• [What to do] Print word for word the first line of the listing below and every line after it, through the line with "are M_H in GeV". Leave out the pictures and the rest.

• [Data provided]
┏━━

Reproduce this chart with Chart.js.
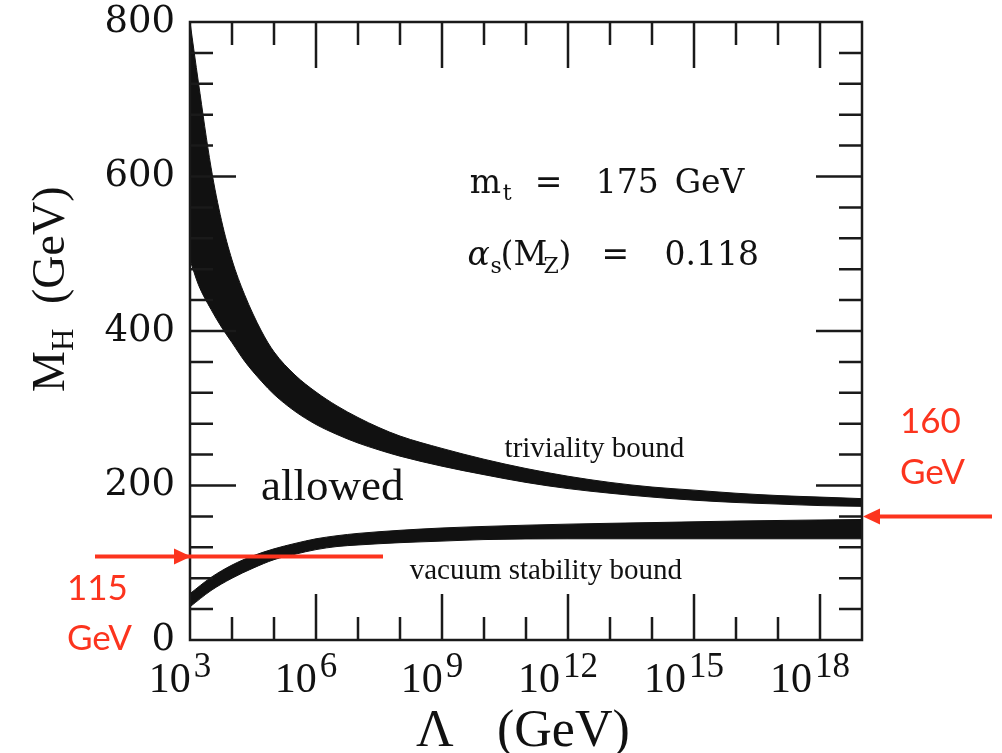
<!DOCTYPE html>
<html>
<head>
<meta charset="utf-8">
<script src="https://cdn.jsdelivr.net/npm/chart.js@4.4.1/dist/chart.umd.min.js"></script>
<style>
  html, body { margin: 0; padding: 0; background: #fff; }
  canvas { display: block; }
</style>
</head>
<body>
<canvas id="chart" width="1002" height="753"></canvas>
<script>
// x values are log10(Lambda / GeV), y values are M_H in GeV

// triviality bound band
const trivLogL  = [3, 3.2, 3.5, 3.75, 4, 4.3, 4.7, 5, 5.5, 6, 6.5, 7, 7.5, 8, 9, 10, 11, 12, 13, 14, 15, 16, 17, 18, 19];
const trivUpper = [800, 722, 612, 543, 492, 447, 400, 373, 343, 321, 303, 288, 275, 264, 248, 234, 222, 212, 204, 198, 194, 190, 187, 185, 183];
const trivLower = [492, 460, 428, 405, 385, 361, 335, 318, 296, 279, 266, 255, 246, 238, 225, 214, 204, 196, 190, 185, 181, 178, 176, 174, 173];

// vacuum stability bound band
const vacLogL  = [3, 3.5, 4, 4.5, 5, 5.5, 6, 6.5, 7, 8, 9, 10, 12, 14, 16, 19];
const vacUpper = [60, 81, 97, 109, 118, 125, 131, 135, 138, 142, 145, 147, 150, 152, 154, 156];
const vacLower = [43, 64, 80, 93, 104, 111, 117, 121, 123, 126, 128, 130, 131, 131, 131, 131];

// axis ticks
const xTickExponents = [3, 6, 9, 12, 15, 18];
const yTickValues = [0, 200, 400, 600, 800];

// red markers (values as drawn in the picture)
const arrowLowAt = 108;
const arrowHighAt = 160;

const RED = 'rgb(252, 52, 30)';
const INK = '#111';

function toPoints(xs, ys) {
  return xs.map((v, i) => ({ x: v, y: ys[i] }));
}

function bandSet(xs, ys, fill) {
  return {
    data: toPoints(xs, ys),
    borderColor: INK,
    backgroundColor: INK,
    borderWidth: 1,
    pointRadius: 0,
    cubicInterpolationMode: 'monotone',
    fill: fill
  };
}

// frame, inward ticks, tick labels with exponents, annotations
const decorations = {
  id: 'decorations',
  afterDatasetsDraw(chart) {
    const { ctx, chartArea: a, scales: { x, y } } = chart;
    ctx.save();

    // frame + ticks on all four sides
    ctx.strokeStyle = '#1a1a1a';
    ctx.lineWidth = 2.5;
    ctx.strokeRect(a.left, a.top, a.right - a.left, a.bottom - a.top);
    ctx.beginPath();
    for (let e = 4; e < 19; e++) {
      const px = x.getPixelForValue(e);
      const len = e % 3 === 0 ? 46 : 23;
      ctx.moveTo(px, a.bottom); ctx.lineTo(px, a.bottom - len);
      ctx.moveTo(px, a.top); ctx.lineTo(px, a.top + len);
    }
    for (let m = 40; m < 800; m += 40) {
      const py = y.getPixelForValue(m);
      const len = m % 200 === 0 ? 46 : 23;
      ctx.moveTo(a.left, py); ctx.lineTo(a.left + len, py);
      ctx.moveTo(a.right, py); ctx.lineTo(a.right - len, py);
    }
    ctx.stroke();

    // x tick labels: 10^n
    ctx.fillStyle = INK;
    ctx.textBaseline = 'alphabetic';
    ctx.textAlign = 'left';
    x.ticks.forEach(t => {
      const px = x.getPixelForValue(t.value);
      ctx.font = '42px "Liberation Serif"';
      const wb = ctx.measureText('10').width;
      ctx.font = '35px "Liberation Serif"';
      const ws = ctx.measureText(String(t.value)).width;
      const start = px - (wb + 3 + ws) / 2 - 10;
      ctx.font = '42px "Liberation Serif"';
      ctx.fillText('10', start, a.bottom + 52);
      ctx.font = '35px "Liberation Serif"';
      ctx.fillText(String(t.value), start + wb + 3, a.bottom + 37);
    });

    // axis titles
    ctx.font = '52px "Liberation Serif"';
    ctx.fillText('Λ', 416, 746);
    ctx.fillText('(GeV)', 497, 746);

    ctx.save();
    ctx.translate(64, 392);
    ctx.rotate(-Math.PI / 2);
    ctx.font = '46px "Liberation Serif"';
    ctx.fillText('M', 0, 0);
    ctx.font = '31px "Liberation Serif"';
    ctx.fillText('H', 41, 9);
    ctx.font = '46px "Liberation Serif"';
    ctx.fillText('(GeV)', 88, 0);
    ctx.restore();

    // parameter box
    let x0 = x.getPixelForValue(9.66), b0 = y.getPixelForValue(579);
    ctx.font = '33px "DejaVu Serif"';
    ctx.fillText('m', x0, b0);
    ctx.font = '22px "DejaVu Serif"';
    ctx.fillText('t', x0 + 33, b0 + 7);
    ctx.font = '33px "DejaVu Serif"';
    ctx.fillText('=', x0 + 65, b0);
    ctx.fillText('175', x0 + 126, b0);
    ctx.fillText('GeV', x0 + 205, b0);

    x0 = x.getPixelForValue(9.61); b0 = y.getPixelForValue(485);
    ctx.font = 'italic 33px "DejaVu Serif"';
    ctx.fillText('α', x0, b0);
    ctx.font = '22px "DejaVu Serif"';
    ctx.fillText('s', x0 + 23, b0 + 8);
    ctx.font = '33px "DejaVu Serif"';
    ctx.fillText('(M', x0 + 33, b0);
    ctx.font = '22px "DejaVu Serif"';
    ctx.fillText('Z', x0 + 76, b0 + 8);
    ctx.font = '33px "DejaVu Serif"';
    ctx.fillText(')', x0 + 91, b0);
    ctx.fillText('=', x0 + 134, b0);
    ctx.fillText('0.118', x0 + 197, b0);

    // region labels
    ctx.font = '45px "Liberation Serif"';
    ctx.fillText('allowed', x.getPixelForValue(4.69), y.getPixelForValue(181));
    ctx.font = '29px "Liberation Serif"';
    ctx.fillText('triviality bound', x.getPixelForValue(10.49), y.getPixelForValue(237));
    ctx.fillText('vacuum stability bound', x.getPixelForValue(8.23), y.getPixelForValue(79));

    // red arrows
    ctx.strokeStyle = RED;
    ctx.fillStyle = RED;
    ctx.lineWidth = 4;
    const yl = y.getPixelForValue(arrowLowAt);
    ctx.beginPath();
    ctx.moveTo(95, yl); ctx.lineTo(383, yl);
    ctx.stroke();
    ctx.beginPath();
    ctx.moveTo(a.left + 1, yl); ctx.lineTo(a.left - 16, yl - 8); ctx.lineTo(a.left - 16, yl + 8);
    ctx.closePath(); ctx.fill();

    const yh = y.getPixelForValue(arrowHighAt);
    ctx.beginPath();
    ctx.moveTo(992, yh); ctx.lineTo(a.right + 14, yh);
    ctx.stroke();
    ctx.beginPath();
    ctx.moveTo(a.right + 1, yh); ctx.lineTo(a.right + 18, yh - 8); ctx.lineTo(a.right + 18, yh + 8);
    ctx.closePath(); ctx.fill();

    ctx.font = '35px Lato';
    ctx.fillText('160', 900, 433);
    ctx.fillText('GeV', 900, 484);
    ctx.fillText('115', 67, 600);
    ctx.fillText('GeV', 67, 650);

    ctx.restore();
  }
};

new Chart(document.getElementById('chart'), {
  type: 'line',
  data: {
    datasets: [
      bandSet(trivLogL, trivUpper, false),
      bandSet(trivLogL, trivLower, '-1'),
      bandSet(vacLogL, vacUpper, false),
      bandSet(vacLogL, vacLower, '-1')
    ]
  },
  options: {
    responsive: false,
    animation: false,
    layout: { padding: { left: 0, top: 22, right: 140, bottom: 0 } },
    plugins: { legend: { display: false }, tooltip: { enabled: false } },
    scales: {
      x: {
        type: 'linear',
        min: 3,
        max: 19,
        afterBuildTicks: s => { s.ticks = xTickExponents.map(v => ({ value: v })); },
        afterFit: s => { s.height = 113; s.paddingLeft = 0; s.paddingRight = 0; },
        ticks: { display: false },
        grid: { display: false, drawTicks: false },
        border: { display: false }
      },
      y: {
        min: 0,
        max: 800,
        afterBuildTicks: s => { s.ticks = yTickValues.map(v => ({ value: v })); },
        afterFit: s => { s.width = 190; s.paddingTop = 0; s.paddingBottom = 0; },
        ticks: {
          color: INK,
          padding: 15,
          font: { family: '"DejaVu Serif"', size: 37, lineHeight: 1 }
        },
        grid: { display: false, drawTicks: false },
        border: { display: false }
      }
    }
  },
  plugins: [decorations]
});
</script>
</body>
</html>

┗━━

• [Complete response]
Reproduce this chart with Chart.js.
<!DOCTYPE html>
<html>
<head>
<meta charset="utf-8">
<script src="https://cdn.jsdelivr.net/npm/chart.js@4.4.1/dist/chart.umd.min.js"></script>
<style>
  html, body { margin: 0; padding: 0; background: #fff; }
  canvas { display: block; }
</style>
</head>
<body>
<canvas id="chart" width="1002" height="753"></canvas>
<script>
// x values are log10(Lambda / GeV), y values are M_H in GeV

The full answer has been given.